I have a 2013 Starcraft fish master. Recently in noticed a dozen or so loose rivets. I’m right at the end of my main warranty but I believe they claim lifetime on the hull. I’m just wondering what others experiences with this have been. Am I in for a fight? Are loose rivets not covered? How long can I let this slide?Thanks in advance


----------



## bountyhunter (Apr 28, 2004)

great time to get it back to the factory, get in before the fall rush, if your lucky you,ll get it back in time for spring fishing. the longer you wait those rivet holes will grow with use.


----------



## Shortdrift (Apr 5, 2004)

bountyhunter said:


> great time to get it back to the factory, get in before the fall rush, if your lucky you,ll get it back in time for spring fishing. the longer you wait those rivet holes will grow with use.


Ditto. Dealer sent mine back in the Fall and I got it back the following Spring. No hassle.


----------



## Saugeye Tom (Oct 6, 2010)

Smoker craft owns star-craft....the warranty is good for a lifetime...and transferable 1 time


----------



## Eye Dr (Mar 23, 2010)

Is this a common problem? I have a 2015 Starcraft Superfisherman.

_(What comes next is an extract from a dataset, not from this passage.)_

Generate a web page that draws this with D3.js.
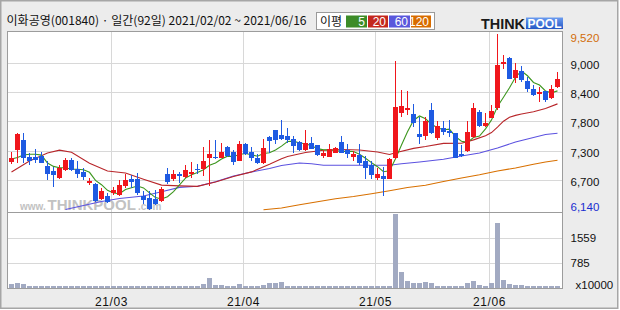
<!DOCTYPE html>
<html><head><meta charset="utf-8">
<script src="https://cdn.jsdelivr.net/npm/d3@7/dist/d3.min.js"></script>
<style>
html,body{margin:0;padding:0;background:#fff;}
svg{display:block;}
text{font-family:"Liberation Sans",Arial,sans-serif;}
</style></head><body>
<svg id="chart" width="620" height="310"></svg>
<script>
// ---------------- data ----------------
const title = "이화공영(001840) · 일간(92일) 2021/02/02 ~ 2021/06/16";
const maLegendTitle = "이평";
const maLegend = ["5", "20", "60", "120"];
const monthLabels = ["21/03", "21/04", "21/05", "21/06"];
const monthStartDays = [17, 39, 61, 80];
const watermarkParts = ["www.", "THINKPOOL", ".com"];

const opens  = [7060,7300,7480,7160,7160,7180,6990,6880,6760,6900,7100,6920,6870,6650,6640,6360,6400,6460,6430,6610,6730,6740,6410,6370,6360,6320,6840,6740,6840,6770,6830,6930,6930,7140,7160,7140,7350,7250,7090,7410,7250,7140,7040,7540,7670,7580,7560,7500,7450,7290,7430,7380,7180,7160,7240,7450,7290,7160,7190,7090,7000,6750,6800,6740,7140,8010,8060,7980,7590,7570,8060,7520,7710,7660,7610,7210,7280,7550,8030,7760,7910,8100,8950,9060,8670,8810,8620,8460,8360,8420,8300,8510];
const highs  = [7260,7620,7610,7230,7320,7250,7080,6960,7000,7140,7130,7080,6940,6750,6660,6570,6460,6590,6710,6830,6820,6850,6510,6510,6530,6580,6950,6910,6870,7000,7060,7020,7350,7480,7480,7430,7360,7300,7460,7430,7350,7220,7500,7570,7680,7860,7710,7570,7460,7680,7540,7390,7300,7410,7350,7560,7410,7280,7410,7170,7080,6950,6960,7130,9010,8440,8430,8180,7930,7930,8190,7840,7840,7870,7620,7390,7840,8190,8060,8000,8160,9520,9120,9070,8960,8910,8700,8540,8500,8420,8550,8790];
const lows   = [7020,7040,7040,7000,7040,7040,6720,6580,6740,6880,6880,6760,6720,6620,6300,6330,6270,6430,6410,6560,6560,6420,6260,6140,6240,6300,6630,6690,6650,6750,6750,6840,6790,6600,7110,7130,7160,7010,7080,7200,7080,7020,7020,7240,7410,7490,7430,7240,7280,7280,7310,7170,7130,7150,7235,7230,7130,7080,7010,6740,6740,6720,6410,6735,7120,7930,7960,7730,7400,7480,7590,7480,7580,7550,7130,7160,7260,7520,7740,7740,7900,8060,8840,8650,8580,8590,8400,8320,8210,8210,8270,8490];
const closes = [7130,7600,7140,7080,7100,7050,6840,6820,6950,7100,6910,6840,6770,6700,6320,6500,6300,6520,6620,6720,6680,6460,6340,6150,6260,6550,6680,6830,6800,6900,6870,6910,7090,7220,7130,7250,7180,7060,7410,7220,7130,7040,7330,7470,7490,7500,7490,7360,7290,7420,7320,7200,7240,7310,7330,7240,7220,7220,7040,6950,6820,6830,6740,7120,8120,8140,8100,7820,7550,7850,7620,7750,7630,7610,7130,7180,7640,8100,7750,7820,8040,8930,8990,8660,8830,8640,8470,8350,8410,8260,8460,8660];
// volume, units of 10000 shares
const volumes = [120,145,115,50,65,65,50,50,50,70, 50,50,50,50,50,50,50,50,50,50, 50,50,50,50,50,50,70,50,50,50, 50,50,135,295,95,95,68,68,130,68, 50,50,100,160,140,197,75,75,50,70, 50,50,50,50,50,70,50,50,70,50, 50,50,50,70,2282,480,228,145,145,198, 140,75,75,75,75,50,140,228,104,70, 140,2012,260,135,104,104,75,75,75,50, 75,75];

const ma5 = [7120,7150,7195,7210,7210,7194,7042,6978,6952,6952,6924,6924,6914,6864,6708,6626,6518,6468,6452,6532,6568,6600,6564,6470,6378,6352,6396,6494,6624,6752,6816,6862,6914,6998,7044,7120,7174,7168,7206,7224,7200,7172,7226,7238,7292,7366,7456,7462,7426,7412,7376,7318,7294,7298,7280,7264,7268,7264,7210,7134,7050,6972,6876,6892,7126,7390,7644,7860,7946,7892,7788,7718,7680,7692,7548,7460,7438,7532,7560,7698,7870,8128,8306,8488,8690,8810,8718,8590,8540,8426,8390,8428];
const ma20Days = [0,3,6,8,10,13,16,19,22,25,28,31,34,37,40,43,45,46,49,52,55,58,61,63,64,67,69,72,75,77,79,80,81,82,83,84,85,87,89,91];
const ma20Vals = [6870,7080,7235,7290,7250,7040,6890,6850,6731,6618,6603,6594,6677,6785,6872,7017,7126,7166,7243,7288,7302,7293,7254,7207,7238,7324,7358,7420,7422,7487,7566,7627,7732,7845,7922,7957,7982,8027,8091,8178];
const ma60Days = [9,12,15,18,22,25,28,31,34,37,40,43,45,48,50,52,58,63,65,68,72,75,78,81,84,87,89,91];
const ma60Vals = [6150,6226,6303,6361,6409,6491,6574,6595,6683,6793,6870,6937,6995,7043,7029,6998,6998,6998,7029,7062,7114,7177,7235,7331,7446,7532,7590,7613];
const ma120Days = [42,45,48,51,54,57,60,63,66,69,72,75,78,81,84,87,89,91];
const ma120Vals = [6146,6178,6240,6297,6357,6399,6453,6511,6572,6614,6687,6755,6816,6889,6947,7018,7062,7094];

const priceGridVals = [8963, 8400, 7843, 7267, 6710];
const priceGridLabels = ["9,000", "8,400", "7,800", "7,300", "6,700"];
const volGridVals = [1559, 785];
const volUnitLabel = "x10000";

// ---------------- styles ----------------
const UP = "#f0161c", DOWN = "#1e5ae2", VOLC = "#a2aac2";
const MA_COLORS = ["#3c961e", "#b8262a", "#5c52e0", "#d87000"];
const LEGEND_BOX = ["#3c8c28", "#c4281e", "#5a58dc", "#d86c00"];
const GRID = "#d8d8d8";

const svg = d3.select("#chart");
const defs = svg.append("defs");
svg.append("rect").attr("width", 620).attr("height", 310).attr("fill", "#fff");
svg.append("rect").attr("x", 0.75).attr("y", 0.75).attr("width", 617).attr("height", 307.5)
  .attr("fill", "#ececec").attr("stroke", "#a6a6a6").attr("stroke-width", 1.5);

// header
svg.append("text").attr("x", 6.5).attr("y", 25)
  .style("font-family", "'Noto Sans CJK KR', sans-serif").attr("font-size", 12).attr("fill", "#111")
  .attr("textLength", 300).attr("lengthAdjust", "spacingAndGlyphs").text(title);

// MA legend
const lg = svg.append("g");
lg.append("rect").attr("x", 316.5).attr("y", 12.5).attr("width", 118).attr("height", 17)
  .attr("fill", "#fff").attr("stroke", "#9a9a9a");
lg.append("text").attr("x", 320).attr("y", 25.5)
  .style("font-family", "'Noto Sans CJK KR', sans-serif").attr("font-size", 12).attr("fill", "#111").text(maLegendTitle);
const boxX = d3.scaleLinear().domain([0, maLegend.length]).range([346, 432]);
maLegend.forEach((t, k) => {
  const x0 = Math.round(boxX(k)), x1 = Math.round(boxX(k + 1)) - 1;
  lg.append("rect").attr("x", x0).attr("y", 15.5).attr("width", x1 - x0).attr("height", 12).attr("fill", LEGEND_BOX[k]);
  lg.append("text").attr("x", x1 - 2).attr("y", 26).attr("text-anchor", "end")
    .attr("font-size", 12).attr("fill", "#fff").text(t);
});

// THINKPOOL logo
const logo = svg.append("g");
logo.append("text").attr("x", 481).attr("y", 28.5).attr("font-size", 14).attr("font-weight", 900)
  .attr("fill", "#1a1a1a").attr("textLength", 44).attr("lengthAdjust", "spacingAndGlyphs").text("THINK");
const lgGrad = defs.append("linearGradient").attr("id", "lgp").attr("x1", 0).attr("y1", 0).attr("x2", 0).attr("y2", 1);
lgGrad.append("stop").attr("offset", 0).attr("stop-color", "#6b9cf0");
lgGrad.append("stop").attr("offset", 1).attr("stop-color", "#2457c4");
logo.append("rect").attr("x", 526).attr("y", 17.5).attr("width", 37).attr("height", 11.5).attr("fill", "url(#lgp)");
logo.append("text").attr("x", 527.5).attr("y", 28.3).attr("font-size", 13).attr("font-weight", 900)
  .attr("fill", "#fff").attr("textLength", 34).attr("lengthAdjust", "spacingAndGlyphs").text("POOL");

// plot frame
const plotL = 7.5, plotR = 562.5, plotT = 31.5, sepY = 212.5, plotB = 288.5;
svg.append("rect").attr("x", plotL).attr("y", plotT).attr("width", plotR - plotL).attr("height", plotB - plotT)
  .attr("fill", "#fff");

const n = closes.length;
const x = d3.scaleLinear().domain([0, n - 1]).range([11.5, 557.5]);
const y = d3.scaleLinear().domain([d3.min(lows), d3.max(highs)]).range([210, 34]);
const yv = d3.scaleLinear().domain([0, 2353]).range([288, 212]);

const grid = svg.append("g").attr("shape-rendering", "crispEdges");
priceGridVals.forEach(v => {
  const yy = Math.round(y(v)) + 0.5;
  grid.append("line").attr("x1", plotL).attr("x2", plotR).attr("y1", yy).attr("y2", yy).attr("stroke", GRID);
});
volGridVals.forEach(v => {
  const yy = Math.round(yv(v)) + 0.5;
  grid.append("line").attr("x1", plotL).attr("x2", plotR).attr("y1", yy).attr("y2", yy).attr("stroke", GRID);
});
monthStartDays.forEach(d => {
  const xx = Math.round(x(d) - 3) + 0.5;
  grid.append("line").attr("x1", xx).attr("x2", xx).attr("y1", plotT).attr("y2", plotB).attr("stroke", GRID);
});

// watermark (three separate pieces, natural widths, small gaps)
const wmX = [20, 47.5, 138], wmS = [10, 15, 10];
watermarkParts.forEach((t, k) => {
  svg.append("text").attr("x", wmX[k]).attr("y", 209.5).attr("fill", "#c2c2c2")
    .attr("font-size", wmS[k]).attr("font-weight", 700).text(t);
});

// clip for price panel
defs.append("clipPath").attr("id", "pclip").append("rect")
  .attr("x", plotL).attr("y", plotT).attr("width", plotR - plotL).attr("height", sepY - plotT);

// moving averages
const line = d3.line().x(d => x(d[0])).y(d => y(d[1]));
const maSeries = [
  ma5.map((v, i) => [i, v]),
  ma20Days.map((d, k) => [d, ma20Vals[k]]),
  ma60Days.map((d, k) => [d, ma60Vals[k]]),
  ma120Days.map((d, k) => [d, ma120Vals[k]])
];
const maG = svg.append("g").attr("clip-path", "url(#pclip)");
[3, 2, 1, 0].forEach(k => {
  maG.append("path").attr("d", line(maSeries[k])).attr("fill", "none")
    .attr("stroke", MA_COLORS[k]).attr("stroke-width", 1.1);
});

// candles
const days = d3.range(n);
const cg = svg.append("g").attr("shape-rendering", "crispEdges").attr("clip-path", "url(#pclip)");
const col = i => closes[i] >= opens[i] ? UP : DOWN;
cg.selectAll(".wick").data(days).join("rect").attr("class", "wick")
  .attr("x", i => x(i) - 0.5).attr("width", 1)
  .attr("y", i => y(highs[i])).attr("height", i => Math.max(1, y(lows[i]) - y(highs[i])))
  .attr("fill", col);
cg.selectAll(".body").data(days).join("rect").attr("class", "body")
  .attr("x", i => x(i) - 2.5).attr("width", 5)
  .attr("y", i => y(Math.max(opens[i], closes[i])))
  .attr("height", i => Math.max(1, Math.abs(y(opens[i]) - y(closes[i]))))
  .attr("fill", col);

// volume
svg.append("g").attr("shape-rendering", "crispEdges").selectAll("rect").data(days).join("rect")
  .attr("x", i => x(i) - 2.5).attr("width", 5)
  .attr("y", i => yv(volumes[i])).attr("height", i => yv(0) - yv(volumes[i]))
  .attr("fill", VOLC);

// frame lines on top
const fr = svg.append("g").attr("shape-rendering", "crispEdges");
fr.append("rect").attr("x", plotL).attr("y", plotT).attr("width", plotR - plotL).attr("height", plotB - plotT)
  .attr("fill", "none").attr("stroke", "#9c9c9c");
fr.append("line").attr("x1", plotL).attr("x2", plotR).attr("y1", sepY).attr("y2", sepY).attr("stroke", "#9c9c9c");

// right axis labels
const ax = svg.append("g").attr("font-size", 11.5);
const yMax = d3.max(highs), yMin = d3.min(lows);
ax.append("text").attr("x", 570.5).attr("y", y(yMax) + 4.3).attr("dy", "0.36em").attr("fill", "#d26c08").text(d3.format(",")(yMax));
priceGridVals.forEach((v, k) => {
  ax.append("text").attr("x", 570.5).attr("y", y(v) + 1.5).attr("dy", "0.36em").attr("fill", "#111").text(priceGridLabels[k]);
});
ax.append("text").attr("x", 570.5).attr("y", y(yMin) - 2.7).attr("dy", "0.36em").attr("fill", "#1a2ed0").text(d3.format(",")(yMin));
volGridVals.forEach(v => {
  ax.append("text").attr("x", 570.5).attr("y", yv(v) + 0.3).attr("dy", "0.36em").attr("fill", "#111").text(String(v));
});
ax.append("text").attr("x", 575.5).attr("y", 285).attr("dy", "0.36em").attr("fill", "#111").text(volUnitLabel);

// x labels
monthStartDays.forEach((d, k) => {
  svg.append("text").attr("x", x(d) - 2).attr("y", 305.5).attr("text-anchor", "middle")
    .attr("font-size", 12).attr("fill", "#111").attr("letter-spacing", 0.6).text(monthLabels[k]);
});
</script>
</body></html>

Just curious


----------



## GradeA (Aug 11, 2017)

All rivets loosen and leak eventually


----------



## halfrack (Oct 13, 2004)

To me i would say it all depends how much you beat it against the waves. The type of manufacture to me doesnt make a difference. I see alot of aluminum boats on ERIE when it is bad out beating there hulls against the waves. Just my opinion .


----------



## Kwall (Feb 12, 2014)

When I had a problem I took it right to the factory in Indiana because the dealer had to ship it much quicker


----------



## Shortdrift (Apr 5, 2004)

I doubt that loose rivets are a common occurrence.
In my case, I hit a sub surface log during the maiden voyage on Erie in the Spring of 2008. Never hat a leak after the repair and my Superfisherman saw plenty of use on Erie and Ontario in some really rough conditions.


----------



## I Fish (Sep 24, 2008)

Knock on wood, my 86 Sylvan has only had one loose hull rivet. It has lived a lot of its life beating Erie's waves. A stump in an inland lake caused the single failure. So, I'd have to say loose hull rivets are not the norm.

I think rollers and ill fitting bunk trailers cause more rivet failures than waves.


----------



## Eye Dr (Mar 23, 2010)

I sure hope they’re not common. I had an all welded Tracker, and had all kinds of cracked/broken welds. I told myself I’d never own an all welded boat again.


----------



## Kwall (Feb 12, 2014)

Eye Dr said:


> I sure hope they’re not common. I had an all welded Tracker, and had all kinds of cracked/broken welds. I told myself I’d never own an all welded boat again.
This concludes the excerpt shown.